Short problem | Find how many lines contain "with" and state only that number.

Data lines |
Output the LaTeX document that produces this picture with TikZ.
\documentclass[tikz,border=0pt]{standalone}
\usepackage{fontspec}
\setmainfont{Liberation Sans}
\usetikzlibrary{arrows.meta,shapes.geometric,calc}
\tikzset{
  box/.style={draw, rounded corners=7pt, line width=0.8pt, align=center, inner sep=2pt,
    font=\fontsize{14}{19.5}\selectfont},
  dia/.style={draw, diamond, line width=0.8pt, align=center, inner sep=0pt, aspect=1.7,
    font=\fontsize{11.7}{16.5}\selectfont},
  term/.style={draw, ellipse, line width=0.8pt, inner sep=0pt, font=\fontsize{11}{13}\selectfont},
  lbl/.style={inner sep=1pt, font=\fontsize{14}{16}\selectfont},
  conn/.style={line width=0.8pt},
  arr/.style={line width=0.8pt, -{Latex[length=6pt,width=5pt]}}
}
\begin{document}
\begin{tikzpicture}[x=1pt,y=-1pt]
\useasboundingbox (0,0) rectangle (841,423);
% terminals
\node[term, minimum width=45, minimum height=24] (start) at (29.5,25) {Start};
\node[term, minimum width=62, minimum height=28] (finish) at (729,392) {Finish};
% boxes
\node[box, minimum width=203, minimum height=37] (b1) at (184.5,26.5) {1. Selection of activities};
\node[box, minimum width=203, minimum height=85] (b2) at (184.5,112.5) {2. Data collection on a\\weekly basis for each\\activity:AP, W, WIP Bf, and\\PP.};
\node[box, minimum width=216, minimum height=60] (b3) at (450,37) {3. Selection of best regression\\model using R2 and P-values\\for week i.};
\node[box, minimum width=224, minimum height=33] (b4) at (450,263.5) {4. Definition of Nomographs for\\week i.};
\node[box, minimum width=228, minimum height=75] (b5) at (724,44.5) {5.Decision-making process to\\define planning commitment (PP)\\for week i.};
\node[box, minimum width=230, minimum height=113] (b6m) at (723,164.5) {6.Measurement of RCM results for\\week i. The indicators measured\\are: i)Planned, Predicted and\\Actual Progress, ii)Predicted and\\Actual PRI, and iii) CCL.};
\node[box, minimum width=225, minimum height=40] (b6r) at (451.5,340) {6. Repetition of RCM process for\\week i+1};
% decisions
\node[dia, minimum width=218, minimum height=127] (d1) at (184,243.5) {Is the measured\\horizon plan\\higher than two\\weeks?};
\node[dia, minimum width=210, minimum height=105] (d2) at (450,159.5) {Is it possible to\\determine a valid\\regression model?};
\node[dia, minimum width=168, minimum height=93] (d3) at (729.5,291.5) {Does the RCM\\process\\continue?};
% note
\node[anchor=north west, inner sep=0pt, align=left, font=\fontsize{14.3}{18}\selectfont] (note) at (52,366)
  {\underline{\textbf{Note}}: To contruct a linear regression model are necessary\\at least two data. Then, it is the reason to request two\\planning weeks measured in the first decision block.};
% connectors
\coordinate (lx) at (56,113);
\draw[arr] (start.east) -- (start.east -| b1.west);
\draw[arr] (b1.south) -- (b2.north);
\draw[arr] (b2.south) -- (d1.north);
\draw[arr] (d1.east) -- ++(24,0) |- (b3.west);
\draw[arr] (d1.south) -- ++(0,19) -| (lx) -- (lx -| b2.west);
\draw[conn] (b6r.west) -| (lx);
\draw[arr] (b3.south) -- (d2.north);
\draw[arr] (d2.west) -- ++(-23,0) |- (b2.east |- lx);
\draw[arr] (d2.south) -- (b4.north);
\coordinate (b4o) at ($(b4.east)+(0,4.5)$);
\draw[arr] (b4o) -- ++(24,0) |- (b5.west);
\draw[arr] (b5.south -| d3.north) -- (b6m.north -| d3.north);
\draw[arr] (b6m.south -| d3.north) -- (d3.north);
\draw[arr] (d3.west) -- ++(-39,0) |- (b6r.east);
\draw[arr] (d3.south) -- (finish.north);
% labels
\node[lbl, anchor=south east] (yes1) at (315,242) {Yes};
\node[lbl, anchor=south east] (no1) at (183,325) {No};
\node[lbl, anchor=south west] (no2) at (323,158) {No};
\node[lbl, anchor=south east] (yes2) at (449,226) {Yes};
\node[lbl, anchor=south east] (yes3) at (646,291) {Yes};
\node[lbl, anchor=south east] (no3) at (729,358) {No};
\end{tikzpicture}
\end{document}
--
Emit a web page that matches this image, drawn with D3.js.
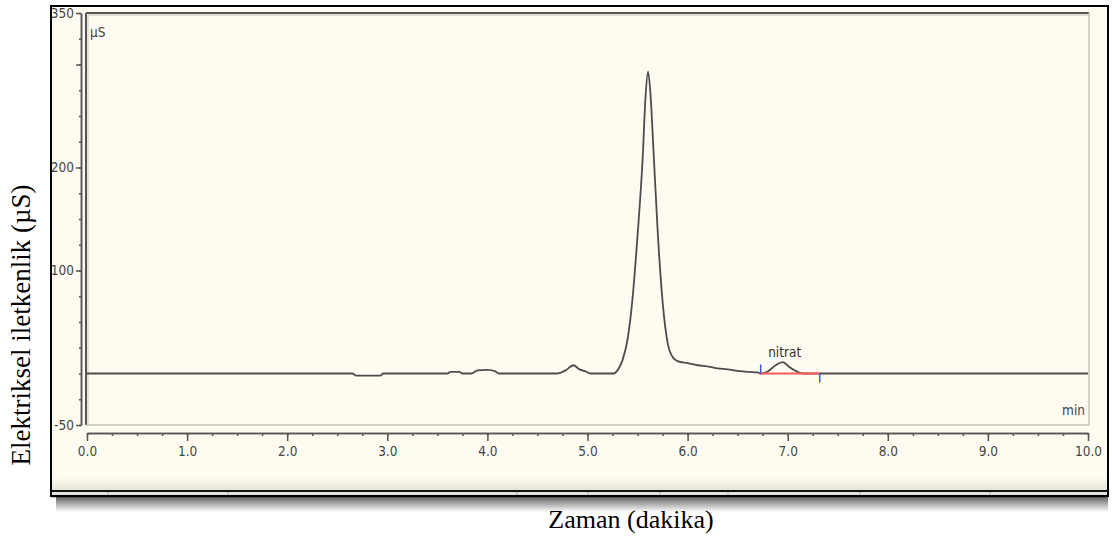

Solution to this task | 2